What to work on
Write out, word for word, every line from the first one through the line that holds "const chart = echarts.init(document.getElementById('c'));", and nothing else; skip the pictures.

Entries with chart source code
● ● ● ● ● ● ●

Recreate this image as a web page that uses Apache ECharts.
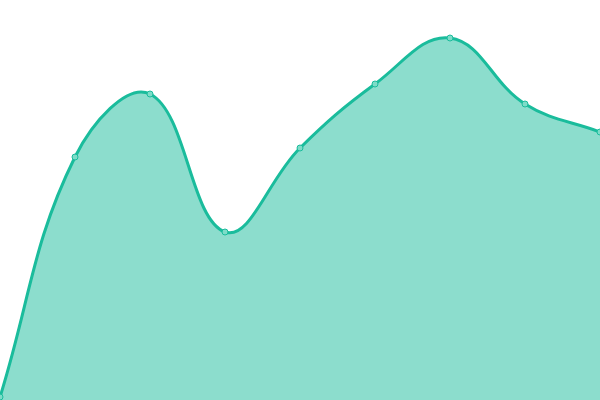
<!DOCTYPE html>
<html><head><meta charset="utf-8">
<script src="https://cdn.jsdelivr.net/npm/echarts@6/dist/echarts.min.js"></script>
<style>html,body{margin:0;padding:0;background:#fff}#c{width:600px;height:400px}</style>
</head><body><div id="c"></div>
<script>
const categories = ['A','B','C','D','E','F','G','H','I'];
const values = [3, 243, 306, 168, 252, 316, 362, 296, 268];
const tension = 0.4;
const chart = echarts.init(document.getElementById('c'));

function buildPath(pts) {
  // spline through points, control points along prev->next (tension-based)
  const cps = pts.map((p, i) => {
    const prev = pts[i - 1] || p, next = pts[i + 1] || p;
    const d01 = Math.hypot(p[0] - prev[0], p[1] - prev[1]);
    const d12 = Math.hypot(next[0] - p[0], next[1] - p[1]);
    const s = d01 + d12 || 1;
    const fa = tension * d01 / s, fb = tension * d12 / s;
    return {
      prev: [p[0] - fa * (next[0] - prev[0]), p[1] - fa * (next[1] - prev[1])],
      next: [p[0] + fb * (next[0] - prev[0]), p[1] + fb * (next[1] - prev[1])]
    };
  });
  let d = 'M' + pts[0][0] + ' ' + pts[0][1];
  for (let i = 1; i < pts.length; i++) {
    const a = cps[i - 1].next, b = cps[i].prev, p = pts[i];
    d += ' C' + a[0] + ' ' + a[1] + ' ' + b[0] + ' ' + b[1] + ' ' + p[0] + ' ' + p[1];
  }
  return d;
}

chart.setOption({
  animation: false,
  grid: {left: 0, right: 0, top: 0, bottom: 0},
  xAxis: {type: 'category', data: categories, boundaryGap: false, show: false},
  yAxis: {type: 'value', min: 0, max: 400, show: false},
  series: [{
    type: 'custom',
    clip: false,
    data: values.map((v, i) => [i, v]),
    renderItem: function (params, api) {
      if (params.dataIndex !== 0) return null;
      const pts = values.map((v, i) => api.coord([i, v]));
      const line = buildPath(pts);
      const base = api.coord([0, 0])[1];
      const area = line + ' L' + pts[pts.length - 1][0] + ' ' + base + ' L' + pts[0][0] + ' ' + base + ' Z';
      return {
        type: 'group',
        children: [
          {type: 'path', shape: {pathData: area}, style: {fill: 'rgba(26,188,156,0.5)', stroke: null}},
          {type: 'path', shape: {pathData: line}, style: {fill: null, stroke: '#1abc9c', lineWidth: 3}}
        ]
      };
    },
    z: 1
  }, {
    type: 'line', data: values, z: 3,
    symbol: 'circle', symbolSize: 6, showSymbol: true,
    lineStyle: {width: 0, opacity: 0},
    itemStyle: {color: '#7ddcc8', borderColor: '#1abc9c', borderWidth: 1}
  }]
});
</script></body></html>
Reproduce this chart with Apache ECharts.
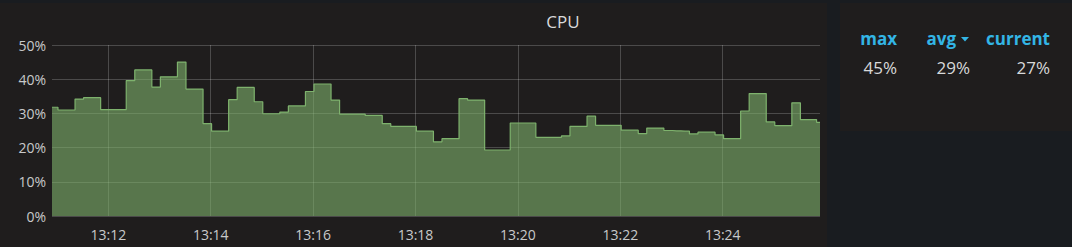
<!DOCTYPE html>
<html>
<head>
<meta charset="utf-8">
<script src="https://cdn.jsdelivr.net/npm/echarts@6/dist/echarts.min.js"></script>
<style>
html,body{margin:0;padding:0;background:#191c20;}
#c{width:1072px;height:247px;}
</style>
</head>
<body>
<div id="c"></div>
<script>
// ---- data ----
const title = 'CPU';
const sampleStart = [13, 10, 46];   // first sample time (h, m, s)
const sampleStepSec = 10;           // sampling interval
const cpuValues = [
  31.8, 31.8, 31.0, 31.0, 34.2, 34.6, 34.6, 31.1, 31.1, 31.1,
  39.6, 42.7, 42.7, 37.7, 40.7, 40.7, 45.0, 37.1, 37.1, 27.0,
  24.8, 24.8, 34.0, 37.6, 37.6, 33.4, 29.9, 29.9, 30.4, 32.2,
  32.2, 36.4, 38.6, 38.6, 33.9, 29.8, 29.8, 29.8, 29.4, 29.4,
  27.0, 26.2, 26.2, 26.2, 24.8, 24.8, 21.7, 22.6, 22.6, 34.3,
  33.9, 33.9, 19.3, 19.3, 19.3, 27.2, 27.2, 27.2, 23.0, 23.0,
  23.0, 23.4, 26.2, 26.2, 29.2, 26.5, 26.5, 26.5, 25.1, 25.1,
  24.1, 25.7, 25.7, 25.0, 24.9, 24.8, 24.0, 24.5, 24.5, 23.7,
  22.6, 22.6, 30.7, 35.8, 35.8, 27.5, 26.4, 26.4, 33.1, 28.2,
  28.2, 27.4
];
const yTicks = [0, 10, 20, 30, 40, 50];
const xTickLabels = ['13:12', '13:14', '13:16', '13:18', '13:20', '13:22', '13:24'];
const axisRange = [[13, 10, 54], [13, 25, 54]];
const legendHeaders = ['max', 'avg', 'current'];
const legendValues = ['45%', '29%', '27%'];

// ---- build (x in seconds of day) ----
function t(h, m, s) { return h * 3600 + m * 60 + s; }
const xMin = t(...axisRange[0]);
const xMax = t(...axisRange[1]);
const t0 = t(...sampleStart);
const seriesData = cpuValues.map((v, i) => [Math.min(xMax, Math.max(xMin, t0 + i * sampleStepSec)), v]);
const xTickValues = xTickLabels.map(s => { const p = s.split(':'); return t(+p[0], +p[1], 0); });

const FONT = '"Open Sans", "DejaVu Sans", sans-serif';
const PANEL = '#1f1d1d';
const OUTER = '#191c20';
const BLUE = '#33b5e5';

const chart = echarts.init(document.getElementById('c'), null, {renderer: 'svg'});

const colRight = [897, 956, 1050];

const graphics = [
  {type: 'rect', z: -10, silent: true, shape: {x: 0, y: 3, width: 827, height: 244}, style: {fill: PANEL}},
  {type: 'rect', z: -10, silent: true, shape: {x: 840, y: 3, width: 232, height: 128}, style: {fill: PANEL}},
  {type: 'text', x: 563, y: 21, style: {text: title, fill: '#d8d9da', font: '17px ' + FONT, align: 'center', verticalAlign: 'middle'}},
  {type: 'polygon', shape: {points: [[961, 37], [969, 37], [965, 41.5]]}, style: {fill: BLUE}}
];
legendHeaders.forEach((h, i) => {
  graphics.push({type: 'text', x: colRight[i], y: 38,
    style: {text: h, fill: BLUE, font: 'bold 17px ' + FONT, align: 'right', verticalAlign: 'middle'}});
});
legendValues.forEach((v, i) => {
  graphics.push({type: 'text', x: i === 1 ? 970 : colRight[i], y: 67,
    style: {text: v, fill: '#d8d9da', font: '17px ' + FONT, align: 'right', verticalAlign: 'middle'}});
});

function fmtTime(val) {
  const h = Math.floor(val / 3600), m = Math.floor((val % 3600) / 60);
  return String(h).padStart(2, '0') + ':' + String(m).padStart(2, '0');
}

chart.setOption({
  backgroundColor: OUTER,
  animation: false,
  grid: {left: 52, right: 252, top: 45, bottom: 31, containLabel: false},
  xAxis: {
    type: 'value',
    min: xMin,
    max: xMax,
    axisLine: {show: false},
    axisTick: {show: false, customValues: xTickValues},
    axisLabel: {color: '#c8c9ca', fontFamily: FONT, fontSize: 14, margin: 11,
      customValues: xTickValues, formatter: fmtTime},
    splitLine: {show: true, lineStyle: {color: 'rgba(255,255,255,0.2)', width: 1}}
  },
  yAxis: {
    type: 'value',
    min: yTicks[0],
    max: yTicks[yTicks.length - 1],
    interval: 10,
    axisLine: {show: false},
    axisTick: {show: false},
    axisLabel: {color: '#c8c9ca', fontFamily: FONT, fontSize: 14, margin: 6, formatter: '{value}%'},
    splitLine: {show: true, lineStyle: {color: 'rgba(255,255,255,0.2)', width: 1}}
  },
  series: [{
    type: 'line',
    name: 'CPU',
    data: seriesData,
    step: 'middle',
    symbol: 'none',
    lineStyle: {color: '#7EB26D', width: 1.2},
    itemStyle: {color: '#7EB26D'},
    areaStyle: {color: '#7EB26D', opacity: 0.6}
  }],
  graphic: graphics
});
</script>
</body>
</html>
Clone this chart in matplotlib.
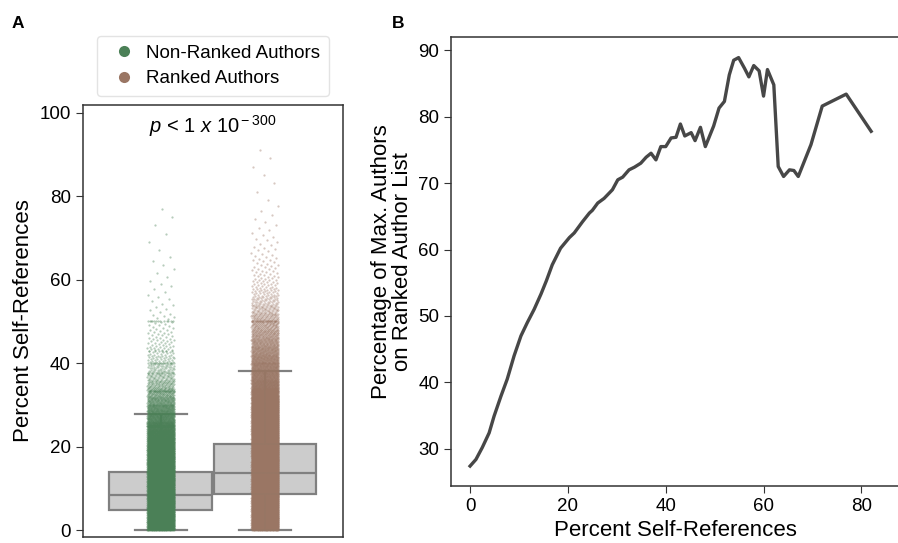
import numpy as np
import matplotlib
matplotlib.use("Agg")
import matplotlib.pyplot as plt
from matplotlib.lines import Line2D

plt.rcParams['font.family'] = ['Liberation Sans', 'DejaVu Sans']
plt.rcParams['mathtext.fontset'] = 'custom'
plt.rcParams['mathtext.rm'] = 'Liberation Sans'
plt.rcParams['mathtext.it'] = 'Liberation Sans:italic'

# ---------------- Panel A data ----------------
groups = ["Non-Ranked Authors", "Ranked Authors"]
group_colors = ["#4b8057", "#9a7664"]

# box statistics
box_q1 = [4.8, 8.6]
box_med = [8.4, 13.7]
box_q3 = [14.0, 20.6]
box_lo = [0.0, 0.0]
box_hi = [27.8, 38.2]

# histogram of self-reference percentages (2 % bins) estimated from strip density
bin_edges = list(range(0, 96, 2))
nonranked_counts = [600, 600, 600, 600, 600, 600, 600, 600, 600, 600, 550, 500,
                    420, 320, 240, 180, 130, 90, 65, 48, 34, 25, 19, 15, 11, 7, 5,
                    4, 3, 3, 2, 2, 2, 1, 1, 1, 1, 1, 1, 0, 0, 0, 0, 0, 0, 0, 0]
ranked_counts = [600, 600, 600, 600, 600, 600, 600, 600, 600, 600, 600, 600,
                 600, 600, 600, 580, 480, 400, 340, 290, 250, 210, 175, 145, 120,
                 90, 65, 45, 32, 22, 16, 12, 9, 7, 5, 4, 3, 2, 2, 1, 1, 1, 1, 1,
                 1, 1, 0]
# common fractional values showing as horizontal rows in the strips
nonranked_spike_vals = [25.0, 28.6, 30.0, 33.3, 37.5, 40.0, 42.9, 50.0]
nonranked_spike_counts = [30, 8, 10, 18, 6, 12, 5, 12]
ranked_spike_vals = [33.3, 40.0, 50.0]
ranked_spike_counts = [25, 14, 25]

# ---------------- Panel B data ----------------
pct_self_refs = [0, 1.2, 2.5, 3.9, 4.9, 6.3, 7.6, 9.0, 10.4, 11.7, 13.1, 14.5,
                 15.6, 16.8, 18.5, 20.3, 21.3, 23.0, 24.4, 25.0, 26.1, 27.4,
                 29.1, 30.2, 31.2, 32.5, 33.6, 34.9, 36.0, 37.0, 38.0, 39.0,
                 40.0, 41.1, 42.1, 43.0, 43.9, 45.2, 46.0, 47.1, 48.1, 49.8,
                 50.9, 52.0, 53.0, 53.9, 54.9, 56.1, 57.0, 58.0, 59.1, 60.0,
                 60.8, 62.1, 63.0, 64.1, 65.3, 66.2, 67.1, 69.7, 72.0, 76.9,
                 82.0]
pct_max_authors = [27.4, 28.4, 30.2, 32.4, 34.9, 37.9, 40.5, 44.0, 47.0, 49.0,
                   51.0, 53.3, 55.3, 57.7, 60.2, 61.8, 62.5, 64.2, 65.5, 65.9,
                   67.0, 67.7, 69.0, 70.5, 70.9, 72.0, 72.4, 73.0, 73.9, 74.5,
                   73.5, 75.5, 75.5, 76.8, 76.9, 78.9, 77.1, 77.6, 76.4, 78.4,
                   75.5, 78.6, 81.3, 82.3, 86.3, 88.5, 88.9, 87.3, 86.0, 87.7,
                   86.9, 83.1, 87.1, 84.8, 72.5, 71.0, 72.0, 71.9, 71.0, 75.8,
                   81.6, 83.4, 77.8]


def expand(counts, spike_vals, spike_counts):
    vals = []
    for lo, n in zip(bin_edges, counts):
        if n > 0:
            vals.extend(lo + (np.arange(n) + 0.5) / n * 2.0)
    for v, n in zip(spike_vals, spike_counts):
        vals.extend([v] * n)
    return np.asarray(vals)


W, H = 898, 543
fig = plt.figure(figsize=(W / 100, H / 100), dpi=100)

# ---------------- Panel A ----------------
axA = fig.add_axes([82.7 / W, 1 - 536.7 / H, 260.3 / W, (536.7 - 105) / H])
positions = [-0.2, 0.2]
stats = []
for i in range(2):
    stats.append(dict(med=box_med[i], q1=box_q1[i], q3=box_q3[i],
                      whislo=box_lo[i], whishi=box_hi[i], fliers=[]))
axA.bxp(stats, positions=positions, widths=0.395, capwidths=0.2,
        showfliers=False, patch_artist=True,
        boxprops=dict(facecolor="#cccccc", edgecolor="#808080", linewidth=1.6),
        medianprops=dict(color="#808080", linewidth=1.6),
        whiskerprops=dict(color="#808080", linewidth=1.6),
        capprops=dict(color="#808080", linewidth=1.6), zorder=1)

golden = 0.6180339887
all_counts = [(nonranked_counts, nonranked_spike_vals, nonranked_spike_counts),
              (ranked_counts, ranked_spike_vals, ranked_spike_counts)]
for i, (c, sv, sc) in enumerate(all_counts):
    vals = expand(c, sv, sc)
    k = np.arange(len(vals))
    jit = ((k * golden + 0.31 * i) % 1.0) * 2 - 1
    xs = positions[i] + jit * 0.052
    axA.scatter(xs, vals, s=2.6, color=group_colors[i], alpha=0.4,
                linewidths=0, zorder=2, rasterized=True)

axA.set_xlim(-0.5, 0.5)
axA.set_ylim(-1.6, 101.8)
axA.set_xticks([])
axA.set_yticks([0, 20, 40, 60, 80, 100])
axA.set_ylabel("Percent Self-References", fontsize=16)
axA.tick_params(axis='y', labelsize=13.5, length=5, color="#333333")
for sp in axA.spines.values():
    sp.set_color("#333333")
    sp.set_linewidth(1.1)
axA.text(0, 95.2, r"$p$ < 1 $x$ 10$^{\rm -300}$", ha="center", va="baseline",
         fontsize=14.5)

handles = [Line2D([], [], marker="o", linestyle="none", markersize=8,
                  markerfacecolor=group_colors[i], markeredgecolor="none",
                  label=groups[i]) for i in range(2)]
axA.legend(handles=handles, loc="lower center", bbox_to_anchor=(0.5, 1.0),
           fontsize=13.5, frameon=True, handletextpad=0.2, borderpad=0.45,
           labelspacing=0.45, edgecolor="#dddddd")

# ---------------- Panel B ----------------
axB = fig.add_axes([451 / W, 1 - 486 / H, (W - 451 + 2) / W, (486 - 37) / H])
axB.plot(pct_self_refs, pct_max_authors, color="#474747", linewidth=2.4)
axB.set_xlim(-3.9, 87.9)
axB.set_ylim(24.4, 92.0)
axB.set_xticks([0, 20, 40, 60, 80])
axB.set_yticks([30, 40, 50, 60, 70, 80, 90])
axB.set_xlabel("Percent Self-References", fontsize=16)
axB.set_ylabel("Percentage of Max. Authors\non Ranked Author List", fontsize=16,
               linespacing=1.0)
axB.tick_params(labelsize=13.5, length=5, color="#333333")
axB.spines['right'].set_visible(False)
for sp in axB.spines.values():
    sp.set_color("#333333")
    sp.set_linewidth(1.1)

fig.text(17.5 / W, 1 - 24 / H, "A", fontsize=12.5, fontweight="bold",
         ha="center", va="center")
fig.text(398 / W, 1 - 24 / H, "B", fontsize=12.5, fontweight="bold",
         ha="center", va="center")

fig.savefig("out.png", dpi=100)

● ● ● ● ● ● ●

Final result
Recreate this image as a web page that uses Apache ECharts.
<!DOCTYPE html>
<html><head><meta charset="utf-8">
<script src="https://cdn.jsdelivr.net/npm/echarts@6/dist/echarts.min.js"></script>
<style>html,body{margin:0;padding:0;background:#fff}#c{width:600px;height:400px}</style>
</head><body><div id="c"></div>
<script>
const categories = ['A','B','C','D','E','F','G','H','I'];
const values = [3, 243, 306, 168, 252, 316, 362, 296, 268];
const tension = 0.4;
const chart = echarts.init(document.getElementById('c'));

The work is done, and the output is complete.